U.S. preparing Cyber Trust Mark for more secure smart devices

Cyber Trust Mark brings more secure connected devices in the U.S.

A new cybersecurity certification and labeling program called U.S. Cyber Trust Mark is being shaped to help U.S. consumers choose connected devices that are more secure and resilient to hacker attacks.

A proposal from the Federal Communications Commission, the program is expected to roll out next year with smart device vendors committing to it voluntarily.

Major vendors and makers in the U.S. have already announced their participation. Among them Amazon, Google, Best Buy , LG Electronics U.S.A., Logitech, and Samsung Electronics.

NIST-level security for IoT

The U.S. Cyber Trust Mark program aims to recognize smart products that meet cybersecurity criteria from the National Institute of Standards and Technology (NIST), which include the use of unique and strong default passwords, data protection, software updates, and incident detection capabilities.

Participating makers would label their products with a “distinct shield logo” signaling a NIST-approved set of security features.

The labeling is intended for common smart devices for consumers, ranging from refrigerators, microwave ovens, television sets, climate control systems, to fitness trackers, reads the announcement from the Biden-Harris Administration.

“Acting under its authorities to regulate wireless communication devices, the FCC is expected to seek public comment on rolling out the proposed voluntary cybersecurity labeling program, which is expected to be up and running in 2024” – White House

Until the program launches, the Biden-Harris Administration and the Cybersecurity and Infrastructure Security Agency (CISA) would support the FCC’s effort to educate consumers to look for the Cyber Trust Mark on the products they decide to purchase.

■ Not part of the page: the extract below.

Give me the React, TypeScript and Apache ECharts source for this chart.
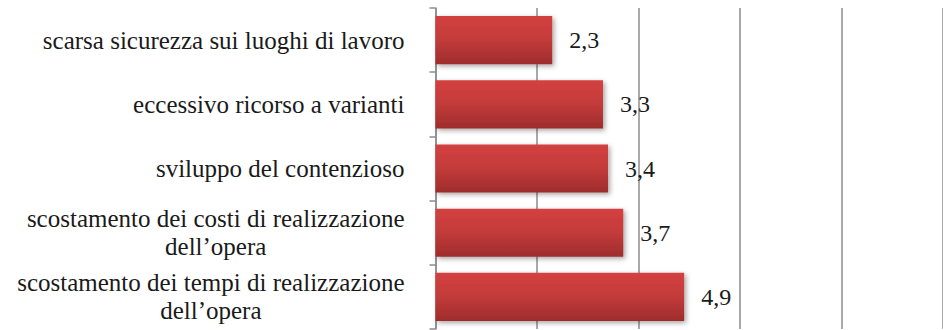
import React, { useEffect, useRef } from "react";
import * as echarts from "echarts";

const categories = [
  "scarsa sicurezza sui luoghi di lavoro",
  "eccessivo ricorso a varianti",
  "sviluppo del contenzioso",
  "scostamento dei costi di realizzazione\ndell’opera",
  "scostamento dei tempi di realizzazione\ndell’opera",
];
const values = [2.3, 3.3, 3.4, 3.7, 4.9];
const axisMin = 0;
const axisMax = 10;
const axisInterval = 2;

export default function App() {
  const ref = useRef<HTMLDivElement>(null);
  useEffect(() => {
    if (!ref.current) return;
    const chart = echarts.init(ref.current, null, { renderer: "svg" });
    const font = "Liberation Serif";
    const gridColor = "#8c8c8c";
    chart.setOption({
      animation: false,
      backgroundColor: "#ffffff",
      textStyle: { fontFamily: font },
      grid: { left: 435.5, top: 8, width: 513, height: 321, containLabel: false },
      xAxis: {
        type: "value",
        min: axisMin,
        max: axisMax,
        interval: axisInterval,
        axisLine: { show: false },
        axisTick: { show: false },
        axisLabel: { show: false },
        splitLine: { show: true, lineStyle: { color: gridColor, width: 1.5 } },
      },
      yAxis: {
        type: "category",
        inverse: true,
        data: categories,
        axisLine: { show: true, lineStyle: { color: gridColor, width: 1.5 } },
        axisTick: { show: true, length: 6, lineStyle: { color: gridColor, width: 1.5 } },
        axisLabel: {
          margin: 31,
          fontFamily: font,
          fontSize: 25,
          color: "#1a1a1a",
          lineHeight: 28,
          formatter: (v: string) =>
            v
              .split("\n")
              .map((l) => `{c|${l}}`)
              .join("\n"),
          rich: {
            c: { align: "center", fontFamily: font, fontSize: 25, color: "#1a1a1a", lineHeight: 28 },
          },
        },
      },
      series: [
        {
          type: "bar",
          data: values,
          barCategoryGap: "25%",
          itemStyle: {
            color: new echarts.graphic.LinearGradient(0, 0, 0, 1, [
              { offset: 0, color: "#d34140" },
              { offset: 0.5, color: "#c33b3a" },
              { offset: 1, color: "#9e2c2c" },
            ]),
            shadowColor: "rgba(0,0,0,0.35)",
            shadowBlur: 5,
            shadowOffsetX: 2,
            shadowOffsetY: 2,
          },
          label: {
            show: true,
            position: "right",
            distance: 17,
            fontFamily: font,
            fontSize: 24,
            color: "#1a1a1a",
            formatter: (p: any) => String(p.value).replace(".", ","),
          },
        },
      ],
    });
    return () => chart.dispose();
  }, []);
  return (
    <div
      ref={ref}
      style={{ position: "fixed", left: 0, top: 0, width: 943, height: 330, background: "#fff" }}
    />
  );
}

To improve transparency and stimulate competition, certified devices would be listed into a national registry that consumers could consult via a QR code to compare the security information present in multiple products.

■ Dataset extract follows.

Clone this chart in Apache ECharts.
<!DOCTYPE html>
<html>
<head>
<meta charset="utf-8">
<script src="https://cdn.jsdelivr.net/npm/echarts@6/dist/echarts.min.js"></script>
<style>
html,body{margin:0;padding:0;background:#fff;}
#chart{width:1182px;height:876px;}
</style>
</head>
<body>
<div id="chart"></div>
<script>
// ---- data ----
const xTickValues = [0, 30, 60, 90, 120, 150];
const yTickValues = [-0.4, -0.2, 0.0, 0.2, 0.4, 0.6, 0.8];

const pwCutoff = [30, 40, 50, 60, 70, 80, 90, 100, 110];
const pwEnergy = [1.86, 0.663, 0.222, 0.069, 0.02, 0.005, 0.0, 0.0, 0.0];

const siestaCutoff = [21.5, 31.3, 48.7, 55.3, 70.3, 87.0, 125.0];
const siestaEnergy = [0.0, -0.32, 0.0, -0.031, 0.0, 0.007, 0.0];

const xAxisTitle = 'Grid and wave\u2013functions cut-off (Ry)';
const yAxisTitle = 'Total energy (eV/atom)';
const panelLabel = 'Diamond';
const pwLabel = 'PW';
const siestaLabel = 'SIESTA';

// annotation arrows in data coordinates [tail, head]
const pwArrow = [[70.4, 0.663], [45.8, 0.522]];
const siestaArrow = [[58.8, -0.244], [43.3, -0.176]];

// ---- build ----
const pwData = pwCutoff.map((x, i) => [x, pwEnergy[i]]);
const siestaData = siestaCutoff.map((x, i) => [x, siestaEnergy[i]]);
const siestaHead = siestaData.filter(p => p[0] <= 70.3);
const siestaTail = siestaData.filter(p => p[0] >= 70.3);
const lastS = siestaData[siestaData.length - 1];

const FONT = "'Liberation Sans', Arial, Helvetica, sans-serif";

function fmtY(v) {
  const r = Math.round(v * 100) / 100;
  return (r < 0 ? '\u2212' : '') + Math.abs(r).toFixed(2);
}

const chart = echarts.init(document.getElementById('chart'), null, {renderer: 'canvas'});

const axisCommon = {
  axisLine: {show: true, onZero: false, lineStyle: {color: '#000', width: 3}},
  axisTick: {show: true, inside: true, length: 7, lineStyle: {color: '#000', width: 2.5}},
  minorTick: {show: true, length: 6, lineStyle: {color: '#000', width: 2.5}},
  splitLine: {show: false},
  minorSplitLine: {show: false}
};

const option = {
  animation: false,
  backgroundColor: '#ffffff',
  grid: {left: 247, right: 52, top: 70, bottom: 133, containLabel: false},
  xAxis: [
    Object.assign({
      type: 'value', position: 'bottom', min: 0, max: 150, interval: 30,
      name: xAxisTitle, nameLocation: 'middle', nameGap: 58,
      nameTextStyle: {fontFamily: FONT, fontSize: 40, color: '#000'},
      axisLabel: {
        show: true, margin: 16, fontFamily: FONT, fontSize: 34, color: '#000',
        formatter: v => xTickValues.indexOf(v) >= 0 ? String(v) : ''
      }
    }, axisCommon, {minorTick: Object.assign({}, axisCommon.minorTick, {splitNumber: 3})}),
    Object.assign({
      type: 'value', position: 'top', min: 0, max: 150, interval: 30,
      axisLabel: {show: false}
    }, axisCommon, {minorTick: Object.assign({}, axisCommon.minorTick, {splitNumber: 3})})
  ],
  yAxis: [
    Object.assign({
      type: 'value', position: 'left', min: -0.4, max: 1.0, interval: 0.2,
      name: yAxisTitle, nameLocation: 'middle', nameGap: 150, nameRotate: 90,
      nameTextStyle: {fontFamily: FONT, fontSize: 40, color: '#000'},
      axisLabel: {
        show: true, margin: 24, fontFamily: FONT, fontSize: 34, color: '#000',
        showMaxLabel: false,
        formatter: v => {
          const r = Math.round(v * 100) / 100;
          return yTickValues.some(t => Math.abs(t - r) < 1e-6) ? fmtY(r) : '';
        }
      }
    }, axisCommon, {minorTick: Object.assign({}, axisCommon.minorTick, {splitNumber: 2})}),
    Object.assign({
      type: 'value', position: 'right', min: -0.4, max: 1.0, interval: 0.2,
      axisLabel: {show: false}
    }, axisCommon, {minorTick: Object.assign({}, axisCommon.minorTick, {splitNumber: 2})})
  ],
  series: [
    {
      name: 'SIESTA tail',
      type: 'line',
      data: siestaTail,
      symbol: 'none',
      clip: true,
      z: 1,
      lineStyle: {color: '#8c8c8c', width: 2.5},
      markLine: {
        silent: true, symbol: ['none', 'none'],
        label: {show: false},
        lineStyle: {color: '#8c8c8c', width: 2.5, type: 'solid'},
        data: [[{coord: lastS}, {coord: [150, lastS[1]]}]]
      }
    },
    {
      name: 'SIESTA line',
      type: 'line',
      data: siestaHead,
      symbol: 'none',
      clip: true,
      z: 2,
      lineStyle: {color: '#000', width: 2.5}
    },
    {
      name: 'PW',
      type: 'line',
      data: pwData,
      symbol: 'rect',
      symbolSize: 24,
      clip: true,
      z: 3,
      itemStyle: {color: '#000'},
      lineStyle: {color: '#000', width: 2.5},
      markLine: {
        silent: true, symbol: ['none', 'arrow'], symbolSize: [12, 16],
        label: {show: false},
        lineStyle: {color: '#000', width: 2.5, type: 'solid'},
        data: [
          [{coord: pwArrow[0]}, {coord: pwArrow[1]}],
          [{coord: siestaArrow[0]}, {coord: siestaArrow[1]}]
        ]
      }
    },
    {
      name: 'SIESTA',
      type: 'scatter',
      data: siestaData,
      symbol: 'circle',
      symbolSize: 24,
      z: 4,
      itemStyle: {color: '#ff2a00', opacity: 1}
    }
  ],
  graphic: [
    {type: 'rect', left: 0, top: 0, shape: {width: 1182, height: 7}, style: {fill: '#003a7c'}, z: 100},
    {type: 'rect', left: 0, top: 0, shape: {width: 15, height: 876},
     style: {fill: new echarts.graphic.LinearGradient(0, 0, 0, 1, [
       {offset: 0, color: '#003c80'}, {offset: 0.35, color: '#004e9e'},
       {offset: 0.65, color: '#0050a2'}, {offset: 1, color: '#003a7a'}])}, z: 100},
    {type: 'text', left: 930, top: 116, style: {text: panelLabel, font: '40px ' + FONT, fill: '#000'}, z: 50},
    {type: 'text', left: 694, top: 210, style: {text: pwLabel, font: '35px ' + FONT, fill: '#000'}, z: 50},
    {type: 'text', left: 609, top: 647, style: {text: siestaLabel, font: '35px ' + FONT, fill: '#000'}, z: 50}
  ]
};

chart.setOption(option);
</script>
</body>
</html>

“Working with other regulators and the U.S. Department of Justice, the Commission plans to establish oversight and enforcement safeguards to maintain trust and confidence in the program.”

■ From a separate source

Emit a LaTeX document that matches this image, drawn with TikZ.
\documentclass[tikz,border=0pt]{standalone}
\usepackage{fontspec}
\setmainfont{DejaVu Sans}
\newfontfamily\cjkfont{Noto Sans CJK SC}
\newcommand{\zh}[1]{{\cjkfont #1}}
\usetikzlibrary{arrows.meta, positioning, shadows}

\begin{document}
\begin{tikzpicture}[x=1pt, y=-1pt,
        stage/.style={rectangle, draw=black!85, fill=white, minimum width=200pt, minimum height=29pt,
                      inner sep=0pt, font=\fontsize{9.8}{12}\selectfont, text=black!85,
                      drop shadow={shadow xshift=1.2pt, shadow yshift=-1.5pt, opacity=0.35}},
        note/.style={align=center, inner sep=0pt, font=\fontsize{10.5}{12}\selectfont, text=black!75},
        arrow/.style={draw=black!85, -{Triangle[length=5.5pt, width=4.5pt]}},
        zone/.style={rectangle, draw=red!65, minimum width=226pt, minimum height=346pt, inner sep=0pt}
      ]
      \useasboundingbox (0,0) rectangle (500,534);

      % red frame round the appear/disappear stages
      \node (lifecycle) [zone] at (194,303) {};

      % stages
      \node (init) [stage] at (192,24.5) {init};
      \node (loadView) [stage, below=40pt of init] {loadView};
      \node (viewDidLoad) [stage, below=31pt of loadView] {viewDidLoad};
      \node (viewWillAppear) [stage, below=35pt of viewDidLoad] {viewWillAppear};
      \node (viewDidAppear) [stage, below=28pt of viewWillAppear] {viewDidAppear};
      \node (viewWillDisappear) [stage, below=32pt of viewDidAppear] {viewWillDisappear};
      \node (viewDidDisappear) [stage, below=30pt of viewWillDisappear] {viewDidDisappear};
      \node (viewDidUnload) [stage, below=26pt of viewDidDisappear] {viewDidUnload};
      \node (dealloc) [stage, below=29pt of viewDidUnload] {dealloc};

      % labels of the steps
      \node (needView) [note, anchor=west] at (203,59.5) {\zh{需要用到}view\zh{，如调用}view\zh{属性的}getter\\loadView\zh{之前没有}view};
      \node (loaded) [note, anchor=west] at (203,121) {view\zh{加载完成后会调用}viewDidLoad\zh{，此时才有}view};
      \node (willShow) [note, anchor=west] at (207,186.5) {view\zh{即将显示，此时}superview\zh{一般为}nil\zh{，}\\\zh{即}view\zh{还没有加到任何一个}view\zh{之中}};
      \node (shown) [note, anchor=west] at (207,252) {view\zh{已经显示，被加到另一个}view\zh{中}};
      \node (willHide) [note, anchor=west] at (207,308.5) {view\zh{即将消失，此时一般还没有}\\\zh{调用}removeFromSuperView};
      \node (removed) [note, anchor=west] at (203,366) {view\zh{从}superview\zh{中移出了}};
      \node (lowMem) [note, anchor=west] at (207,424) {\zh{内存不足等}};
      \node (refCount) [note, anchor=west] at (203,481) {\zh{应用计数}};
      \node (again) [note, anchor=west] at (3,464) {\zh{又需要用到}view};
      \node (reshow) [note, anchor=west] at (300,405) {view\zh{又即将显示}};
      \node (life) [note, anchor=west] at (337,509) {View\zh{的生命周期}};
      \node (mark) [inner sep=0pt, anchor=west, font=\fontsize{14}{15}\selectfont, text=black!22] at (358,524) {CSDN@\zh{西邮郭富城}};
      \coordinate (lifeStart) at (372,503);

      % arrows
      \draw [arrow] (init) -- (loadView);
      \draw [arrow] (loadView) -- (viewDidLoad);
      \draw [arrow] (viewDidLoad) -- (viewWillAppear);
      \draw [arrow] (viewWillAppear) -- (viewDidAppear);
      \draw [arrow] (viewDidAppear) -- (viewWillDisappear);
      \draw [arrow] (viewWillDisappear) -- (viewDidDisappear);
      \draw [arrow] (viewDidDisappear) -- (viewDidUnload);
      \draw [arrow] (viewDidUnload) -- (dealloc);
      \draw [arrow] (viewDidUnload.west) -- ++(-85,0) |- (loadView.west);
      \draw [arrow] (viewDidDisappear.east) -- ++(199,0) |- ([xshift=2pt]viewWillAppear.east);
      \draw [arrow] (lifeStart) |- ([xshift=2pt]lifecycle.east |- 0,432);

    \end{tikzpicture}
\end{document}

Another important step refers to NIST defining by the end of the year a set of security requirements for consumer-grade routers, which are typical targets for cybercriminals since they are the door to other devices on the local network that could either serve an attacker.

The program also aims to include smart meters and power inverters that are at the basis of the clean, smart grid of the future. However, research is necessary to develop appropriate cybersecurity labeling for these devices.

Efforts define baseline security in IoT devices have existed for more than five years, with proposals and for a standard firmware update mechanism being among the first recommendations from cybersecurity experts and published by the Internet Engineering Task Force (IETF).

A similar initiative was in 2017 from the U.S. Commerce Department, through its National Telecommunications and Information Administration (NTIA), which aimed to develop guidance for IoT makers to brief customers about a product’s update options.

That same year, the European Union Agency for Network and Information Security (ENISA) published the report Baseline security recommendations for IoT. A clear summary is available here.

In 2020, the California IoT Act took effect, requiring device makers to include “reasonable security features” into their products but failing to provide a clear standard.